OK, first of all, "the American Royal" is an annual horse and equine convention, and it still happens.
A "jack" is a donkey that is male-identified, and Hineman's Jack Farm was apparently once a big player in the business of raising really good male donkeys. An article in The Legend: Life in Southeast Kansas begins with the claim that
before the late 1940s, when Dighton residents went out-of-town and told others where they were from, the response would likely have been: 'Oh, that is the home of the Hineman Jack Farm.'It goes on to reminisce about such memorable Hineman jacks as Pharoah, who won state fairs in Tennessee as well as Kansas; Kansas Chief, who was proclaimed World Champion Jack at the San Francisco World's Fair; and Joe Lewis, who was sold to an agricultural agent of the South African government, a man with a mandate to find the best jack in the world. Joe fetched $2500 in 1937, which is about $40,000 in today's money. Compare that with the current $350 - $1500 going rate for a donkey that I'm seeing on equinenow.com, and it would seem that Joe Lewis was one special beast.
But as so often happens, I digress. In 1947, H.T. Hineman died and, with tractors having taken over the heavy pulling on even the smallest farms, his heirs decided to get out of the jack racket. So, although the Hineman family farm is still there, Hineman's Jack Farm as such no longer exists.
The Lane County Court House is still there. Handsome in its solidity, it seems to me.

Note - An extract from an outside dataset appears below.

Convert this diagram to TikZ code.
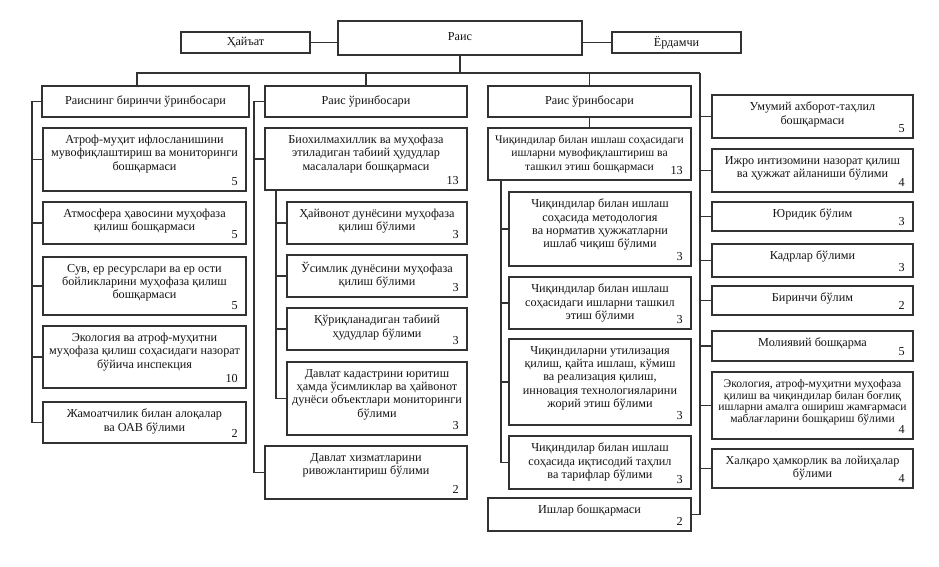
\documentclass[tikz,border=0pt]{standalone}
\usepackage{fontspec}
\setmainfont{Liberation Serif}
\definecolor{ln}{RGB}{50,50,50}
\definecolor{tx}{RGB}{20,20,20}
\tikzset{
  obx/.style={draw=ln, line width=1.35pt, rectangle, inner sep=0pt, outer sep=0pt, fill=white},
  otxt/.style={inner sep=0pt, align=center, text=tx, font=\fontsize{12.2}{13.3}\selectfont},
  onum/.style={inner sep=0pt, text=tx, font=\fontsize{12.2}{13.3}\selectfont},
  conn/.style={draw=ln, line width=1.35pt},
  small/.style={font=\fontsize{11.6}{11.8}\selectfont},
}
% [text style], name, x1, y1, x2, y2, text, number
\newcommand\obox[8][]{%
  \node[obx, minimum width={(#5)-(#3)}, minimum height={(#6)-(#4)}, anchor=north west] (#2) at (#3,#4) {};
  \node[otxt, #1, anchor=north] (#2-t) at ([yshift=-7pt]#2.north) {#7};
  \node[onum, anchor=south east] (#2-n) at ([xshift=-8pt,yshift=5pt]#2.south east) {#8};
}
% name, x1, y1, x2, y2, text (centred)
\newcommand\cbox[6]{%
  \node[obx, minimum width={(#4)-(#2)}, minimum height={(#5)-(#3)}, anchor=north west] (#1) at (#2,#3) {};
  \node[otxt] (#1-t) at (#1.center) {#6};
}
\begin{document}
\begin{tikzpicture}[x=1pt,y=-1pt]
\useasboundingbox (0,0) rectangle (939,567);

% top row
\cbox{hayat}{181}{32}{310}{53}{Ҳайъат}
\node[obx, minimum width=244, minimum height=34, anchor=north west] (rais) at (338,21) {};
\node[otxt] (rais-t) at ([yshift=-16pt]rais.north) {Раис};
\cbox{yordam}{612}{32}{741}{53}{Ёрдамчи}

% deputies
\cbox{box1}{42}{86}{249}{117}{Раиснинг биринчи ўринбосари}
\cbox{box2}{265}{86}{467}{117}{Раис ўринбосари}
\cbox{box3}{488}{86}{691}{117}{Раис ўринбосари}

% column 1
\obox{A1}{43}{128}{246}{191}{Атроф-муҳит ифлосланишини\\мувофиқлаштириш ва мониторинги\\бошқармаси}{5}
\obox{A2}{43}{202}{246}{244}{Атмосфера ҳавосини муҳофаза\\қилиш бошқармаси}{5}
\obox{A3}{43}{257}{246}{315}{Сув, ер ресурслари ва ер ости\\бойликларини муҳофаза қилиш\\бошқармаси}{5}
\obox{A4}{43}{326}{246}{388}{Экология ва атроф-муҳитни\\муҳофаза қилиш соҳасидаги назорат\\бўйича инспекция}{10}
\obox{A5}{43}{402}{246}{443}{Жамоатчилик билан алоқалар\\ва ОАВ бўлими}{2}

% column 2
\obox{B1}{265}{128}{467}{190}{Биохилмахиллик ва муҳофаза\\этиладиган табиий ҳудудлар\\масалалари бошқармаси}{13}
\obox{B2}{287}{202}{467}{244}{Ҳайвонот дунёсини муҳофаза\\қилиш бўлими}{3}
\obox{B3}{287}{255}{467}{297}{Ўсимлик дунёсини муҳофаза\\қилиш бўлими}{3}
\obox{B4}{287}{308}{467}{350}{Қўриқланадиган табиий\\ҳудудлар бўлими}{3}
\obox{B5}{287}{362}{467}{435}{Давлат кадастрини юритиш\\ҳамда ўсимликлар ва ҳайвонот\\дунёси объектлари мониторинги\\бўлими}{3}
\obox{B6}{265}{446}{467}{499}{Давлат хизматларини\\ривожлантириш бўлими}{2}

% column 3
\obox[font=\fontsize{11.6}{13.3}\selectfont]{C1}{488}{128}{691}{180}{Чиқиндилар билан ишлаш соҳасидаги\\ишларни мувофиқлаштириш ва\\ташкил этиш бошқармаси}{13}
\obox{C2}{509}{192}{691}{266}{Чиқиндилар билан ишлаш\\соҳасида методология\\ва норматив ҳужжатларни\\ишлаб чиқиш бўлими}{3}
\obox{C3}{509}{277}{691}{329}{Чиқиндилар билан ишлаш\\соҳасидаги ишларни ташкил\\этиш бўлими}{3}
\obox{C4}{509}{339}{691}{425}{Чиқиндиларни утилизация\\қилиш, қайта ишлаш, кўмиш\\ва реализация қилиш,\\инновация технологияларини\\жорий этиш бўлими}{3}
\obox{C5}{509}{436}{691}{489}{Чиқиндилар билан ишлаш\\соҳасида иқтисодий таҳлил\\ва тарифлар бўлими}{3}
\obox{D}{488}{498}{691}{531}{Ишлар бошқармаси}{2}

% right column
\obox{R1}{712}{95}{913}{138}{Умумий ахборот-таҳлил\\бошқармаси}{5}
\obox{R2}{712}{149}{913}{192}{Ижро интизомини назорат қилиш\\ва ҳужжат айланиши бўлими}{4}
\obox{R3}{712}{202}{913}{231}{Юридик бўлим}{3}
\obox{R4}{712}{244}{913}{277}{Кадрлар бўлими}{3}
\obox{R5}{712}{286}{913}{315}{Биринчи бўлим}{2}
\obox{R6}{712}{331}{913}{361}{Молиявий бошқарма}{5}
\obox[small]{R7}{712}{372}{913}{439}{Экология, атроф-муҳитни муҳофаза\\қилиш ва чиқиндилар билан боғлиқ\\ишларни амалга ошириш жамғармаси\\маблағларини бошқариш бўлими}{4}
\obox{R8}{712}{449}{913}{488}{Халқаро ҳамкорлик ва лойиҳалар\\бўлими}{4}

% helper coordinates
\coordinate (busL) at (137,73);
\coordinate (busR) at (700,73);
\coordinate (s1) at (32,0);
\coordinate (s2) at (254,0);
\coordinate (s2b) at (276,0);
\coordinate (s3) at (501,0);

% connectors
\draw[conn] (hayat.east) -- (hayat.east -| rais.west);
\draw[conn] (yordam.west) -- (yordam.west -| rais.east);
\draw[conn] (rais.south) -- (rais.south |- busL);
\draw[conn] (busL |- box1.north) -- (busL) -- (busR);
\draw[conn] (box2.north) -- (box2.north |- busL);
\draw[conn] (box3.north) -- (box3.north |- busL);
\draw[conn] (busR) |- (D.east);

\draw[conn] (box1.west) -| (s1 |- A5.west) -- (A5.west);
\foreach \n in {A1,A2,A3,A4} \draw[conn] (\n.west) -- (\n.west -| s1);

\draw[conn] (box2.west) -| (s2 |- B6.west) -- (B6.west);
\draw[conn] (B1.west) -- (B1.west -| s2);
\draw[conn] (s2b |- B1.south) -- (s2b |- B5.west) -- (B5.west);
\foreach \n in {B2,B3,B4} \draw[conn] (\n.west) -- (\n.west -| s2b);

\draw[conn] (box3.south) -- (C1.north);
\draw[conn] (s3 |- C1.south) -- (s3 |- C5.west) -- (C5.west);
\foreach \n in {C2,C3,C4} \draw[conn] (\n.west) -- (\n.west -| s3);

\foreach \n in {R1,R2,R3,R4,R5,R6,R7,R8} \draw[conn] (\n.west) -- (\n.west -| busR);
\end{tikzpicture}
\end{document}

The first house in Dighton, as far as I can tell, no longer exists. Absence of evidence is not evidence of absence, but I assure you I've been pretty damned thorough. If it was still around, I'd have found it.
2 comments:
The animals in the Jack Farm picture sure look like mules, rather than donkeys (unless they are shaved mammoth donkeys). Jack donkeys ARE bred with female horses to make mules, so maybe that was a sideline for ol' man Hineman.
I am impressed with Ben's knowledge of the lesser equines. If I remember the article from The legend correctly, mules were indeed an important secondary product of the Hineman empire. Those mules were real workhorses! ...or were they?